In today's WSJ (April 29, 2010), Gary Shilling delivers the lowdown on government pensions:
Years ago, there was an informal "social contract"—public employees generally received lower wages than private-sector workers, and in return they got earlier retirement and generous pensions, allowing them to catch up. That arrangement has long since gone by the boards. The result is a remarkable trend. State and local government employees for years have received pay increases in excess of inflation, and BLS figures show they now have wages that are 34% higher on average than in the private sector.
To me, it's even more simple. It is foolish to spend lots of money on unproductive people, because each dollar that goes to someone who isn't working is a dollar taken away from someone who wants to work or is currently working. Typically, working and non-retired people contribute more to the economy because they spend more money on purchases such as homes, cars, appliances, and miscellaneous items, including items for their children.

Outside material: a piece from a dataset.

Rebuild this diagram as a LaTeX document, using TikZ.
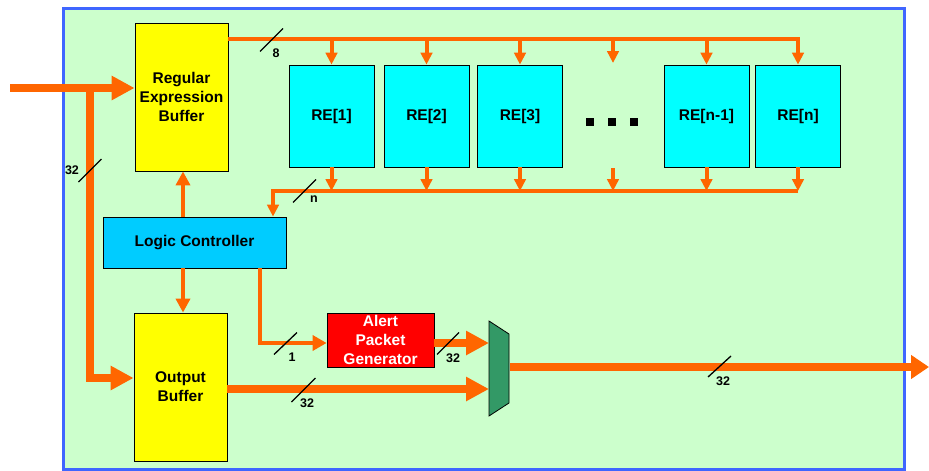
\documentclass[tikz,border=0pt]{standalone}
\usepackage{fontspec}
\setmainfont{Liberation Sans}
\usetikzlibrary{arrows.meta}
\definecolor{bgreen}{HTML}{CCFFCC}
\definecolor{bblue}{HTML}{3F66FF}
\definecolor{orng}{HTML}{FF6600}
\definecolor{ylw}{HTML}{FFFF00}
\definecolor{cyn}{HTML}{00FFFF}
\definecolor{lcblue}{HTML}{00CCFF}
\definecolor{rd}{HTML}{FF0000}
\definecolor{muxg}{HTML}{339966}
\tikzset{
  box/.style={draw=black, line width=0.8pt, inner sep=0pt, align=center,
    font=\fontsize{15.5}{19}\selectfont\bfseries},
  rebox/.style={box, fill=cyn, minimum width=85pt, minimum height=102pt},
  bus/.style={draw=orng, line width=4pt},
  busarrow/.style={bus, -{Triangle[width=11.5pt,length=12pt]}},
  bigbusarrow/.style={bus, -{Triangle[width=14pt,length=14pt]}},
  fat/.style={draw=orng, line width=8pt},
  fatarrow/.style={fat, -{Triangle[width=23pt,length=23pt]}},
  slashline/.style={draw=black, line width=1.3pt},
  lbl/.style={font=\fontsize{12.5}{14}\selectfont\bfseries, inner sep=0pt}
}
\begin{document}
\begin{tikzpicture}[x=1pt,y=-1pt]
\useasboundingbox (0,0) rectangle (929,471);
% frame
\draw[bblue, line width=3pt, fill=bgreen] (63,8) rectangle (904,469);

% nodes
\node[box, fill=ylw, minimum width=93pt, minimum height=148pt] (reb) at (181.5,97) {Regular\\Expression\\Buffer};
\node[rebox] (re1) at (331.5,116) {RE[1]};
\node[rebox] (re2) at (426.5,116) {RE[2]};
\node[rebox] (re3) at (520,116) {RE[3]};
\node[rebox] (ren1) at (706.5,116) {RE[n-1]};
\node[rebox] (ren) at (798,116) {RE[n]};
\node[box, fill=lcblue, minimum width=183pt, minimum height=51pt] (lc) at (194.5,242.5) {Logic Controller};
\node[box, fill=ylw, minimum width=93pt, minimum height=148pt] (ob) at (180.5,387) {Output\\Buffer};
\node[box, fill=rd, text=white, minimum width=107pt, minimum height=54pt] (apg) at (380.5,340) {Alert\\Packet\\Generator};

% dots
\foreach \x in {590,612,634} \fill[black] (\x-4,118) rectangle (\x+4,126);

% multiplexer
\draw[line width=0.8pt, fill=muxg] (489,321) -- (509,334) -- (509,403) -- (489,416) -- cycle;
\coordinate (muxa) at (489,343);
\coordinate (muxb) at (489,389);
\coordinate (muxo) at (510,367);
\coordinate (outp) at (929,367);

% input
\coordinate (in) at (10,88);
\coordinate (br) at (90,88);
\draw[fatarrow] (in) -- (in -| reb.west);
\draw[fatarrow] (br) |- ([yshift=9pt]ob.west);

% top bus
\coordinate (tb) at (reb.east |- 0,39);
\draw[busarrow] (tb) -| (ren.north);
\foreach \n in {re1,re2,re3,ren1} \draw[busarrow] (\n.north |- tb) -- (\n.north);
\coordinate (tbd) at (613,39);
\draw[busarrow] (tbd) -- (613,63);

% bottom bus
\coordinate (bb) at (273,191);
\foreach \n in {re1,re2,re3,ren1,ren} \draw[busarrow] (\n.south) -- (\n.south |- bb);
\coordinate (bbd) at (613,168);
\draw[busarrow] (bbd) -- (bbd |- bb);
\draw[busarrow] (ren.south |- bb) -- (bb) -- (lc.north -| bb);

% controller links
\draw[bigbusarrow] (lc.north -| 183,0) -- (reb.south -| 183,0);
\draw[bigbusarrow] (lc.south -| 183,0) -- (ob.north -| 183,0);
\draw[bus, -{Triangle[width=15pt,length=14pt]}] (lc.south -| 260,0) |- ([yshift=-3pt]apg.west);

% to mux
\draw[fatarrow] ([yshift=-3pt]apg.east) -- (muxa);
\draw[fatarrow] (ob.east |- muxb) -- (muxb);
\draw[fat, -{Triangle[width=23pt,length=18pt]}] (muxo) -- (outp);

% bus width slashes and labels
\draw[slashline] (271.5,40) ++(-11.5,11.5) -- ++(23,-23);
\node[lbl] (l8) at (276,53) {8};
\draw[slashline] (90,170.5) ++(-11.5,11.5) -- ++(23,-23);
\node[lbl] (l32a) at (72,170) {32};
\draw[slashline] (304.5,191) ++(-11.5,11.5) -- ++(23,-23);
\node[lbl] (ln) at (314,199) {n};
\draw[slashline] (285.5,343.5) ++(-11.5,11) -- ++(23,-22);
\node[lbl] (l1) at (292,357) {1};
\draw[slashline] (448,343.5) ++(-11,11) -- ++(22,-22);
\node[lbl] (l32b) at (453,358) {32};
\draw[slashline] (303.5,390) ++(-12,12) -- ++(24,-24);
\node[lbl] (l32c) at (307,403) {32};
\draw[slashline] (719.5,366.5) ++(-11.5,10.5) -- ++(23,-21);
\node[lbl] (l32d) at (723,381) {32};
\end{tikzpicture}
\end{document}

Also, if retired people--whether Joe the Plumber or Joe the Police Officer--continue to make large purchases, they would actually hurt younger, newer couples by raising demand and prices. For example, if a retired person has a large pension and decides to buy a second home, s/he takes the home off the market for a first-time homebuyer who now has to look elsewhere for a home or try to compete with someone who has a stable pension and who has had decades to built up assets.
In a world where products and money are not infinite, each dollar makes a difference, whether positive or negative.